The presentation is rather good. Graphically, the game looks quite nice as far as ship and enemy designs go. The environments also look good, but the whole thing feels washed-out color-wise, like it came from the Xbox 360/PS3 era. The particle effects are good but not impressive for this generation, and while it is impressive to see another Unreal Engine 4 game running on the Switch, the lower-than-expected frame rate and slight blurring at some effects means that this is the least impressive-looking version of the game. As far as audio goes, the techno vibe fits in with the shooting well enough, and the sound effects are fine. There are no voices in the game except for the opening cut scene, but it sounds too happy in contrast to the unfolding situation.

Compared to the magnum opus of the series that was R-Type Final, R-Type Final 2 serves more as an epilogue that maintains how solid the series still is.
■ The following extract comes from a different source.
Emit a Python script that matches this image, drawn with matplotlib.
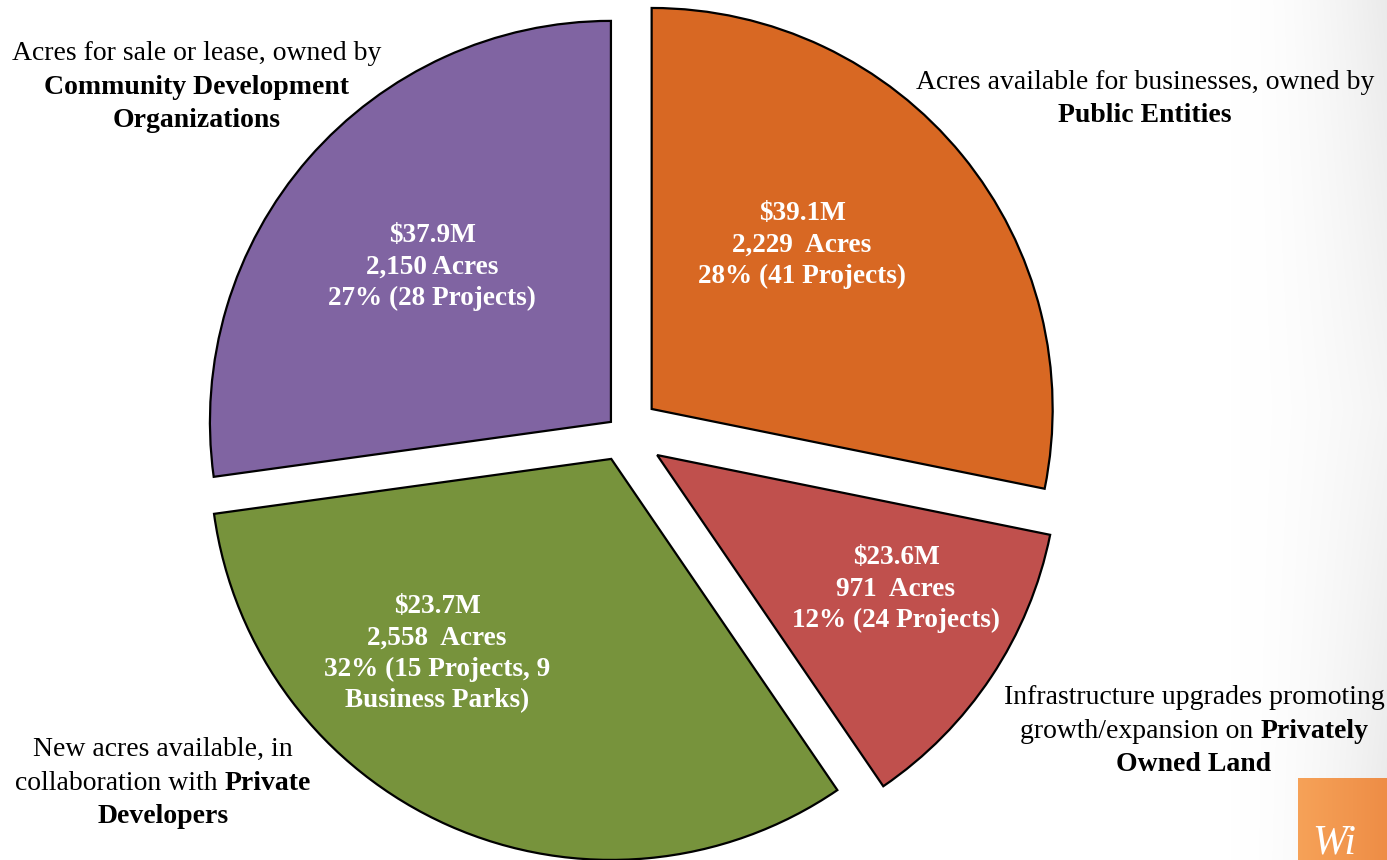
import numpy as np
import matplotlib.pyplot as plt
from matplotlib.patches import Rectangle

# slices in drawing order (clockwise from 12 o'clock)
names = ['Public Entities', 'Privately Owned Land', 'Private Developers',
         'Community Development Organizations']
acres = [2229, 971, 2558, 2150]
colors = ['#D86823', '#C0504D', '#77933C', '#8064A2']
explode = [37, 41, 29, 16]

inner_labels = [
    ['$39.1M', '2,229  Acres', '28% (41 Projects)'],
    ['$23.6M', '971  Acres', '12% (24 Projects)'],
    ['$23.7M', '2,558  Acres', '32% (15 Projects, 9', 'Business Parks)'],
    ['$37.9M', '2,150 Acres', '27% (28 Projects)'],
]
# (x centre, first baseline) in image pixels
inner_pos = [(802, 220), (896, 564), (437, 613), (432, 242)]

outer_labels = [
    [[('Acres available for businesses, owned by', 'normal')],
     [('Public Entities', 'bold')]],
    [[('Infrastructure upgrades promoting', 'normal')],
     [('growth/expansion on ', 'normal'), ('Privately', 'bold')],
     [('Owned Land', 'bold')]],
    [[('New acres available, in', 'normal')],
     [('collaboration with ', 'normal'), ('Private', 'bold')],
     [('Developers', 'bold')]],
    [[('Acres for sale or lease, owned by', 'normal')],
     [('Community Development', 'bold')],
     [('Organizations', 'bold')]],
]
outer_pos = [(1145, 89), (1194, 704), (163, 756), (197, 60)]

W, H = 1387, 860
FS_OUT = 20
FS_IN = 19.6
LS = 33.5
FONT = 'Liberation Serif'

fig = plt.figure(figsize=(W / 100, H / 100), dpi=100)
ax = fig.add_axes([0, 0, 1, 1])

# light grey vignette on the right edge of the slide
xx, yy = np.meshgrid(np.arange(W), np.arange(H))
t = np.clip((xx - 1230) / 157.0, 0, 1) ** 1.8
shade = 1 - 0.085 * t * (0.5 + 0.5 * np.abs(yy - 450) / 450)
ax.imshow(np.dstack([shade] * 3), extent=(0, W, H, 0), origin='upper', zorder=0)

wedges, _ = ax.pie(acres,
                   explode=explode,
                   colors=colors,
                   startangle=90,
                   counterclock=False,
                   center=(623, H - 432.4),
                   radius=401,
                   wedgeprops=dict(edgecolor='black', linewidth=1.6))
for w in wedges:
    w.set_zorder(2)

ax.set_xlim(0, W)
ax.set_ylim(0, H)
ax.set_aspect('auto')
ax.axis('off')

renderer = fig.canvas.get_renderer()


def line(xc, y_img, parts, size, color='black'):
    texts = []
    for s, wgt in parts:
        texts.append(ax.text(0, H - y_img, s, fontsize=size, family=FONT,
                             weight=wgt, color=color, ha='left',
                             va='baseline', zorder=5))
    widths = [tx.get_window_extent(renderer).width for tx in texts]
    x = xc - sum(widths) / 2
    for tx, wd in zip(texts, widths):
        tx.set_x(x)
        x += wd


for lines, (xc, y0) in zip(inner_labels, inner_pos):
    for i, s in enumerate(lines):
        line(xc, y0 + i * 31.5, [(s, 'bold')], FS_IN, color='white')

for lines, (xc, y0) in zip(outer_labels, outer_pos):
    for i, parts in enumerate(lines):
        line(xc, y0 + i * LS, parts, FS_OUT)

# corner logo
grad = np.linspace(0, 1, 90)[None, :]
c0 = np.array([0.965, 0.635, 0.345])
c1 = np.array([0.933, 0.553, 0.275])
logo = c0[None, None, :] * (1 - grad[..., None]) + c1[None, None, :] * grad[..., None]
logo = np.repeat(logo, 82, axis=0)
ax.imshow(logo, extent=(1298, W, 0, H - 778), origin='upper', zorder=3)
ax.text(1312, H - 853, 'Wi', fontsize=30, family=FONT, style='italic',
        color='white', ha='left', va='baseline', zorder=4)

fig.savefig('out.png', dpi=100)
The level design and combat feel just as good as in past games, with a level of challenge that'll test those who have cut their teeth on modern bullet-hell shooters. The number of unlockable ships and the processes needed to do so will make players spend more time with this than most other titles in the genre, and that'll make up for the lack of extras like online scoreboards. Despite having a few issues in presentation and a rather annoying load upon death, R-Type Final 2 will please genre fans.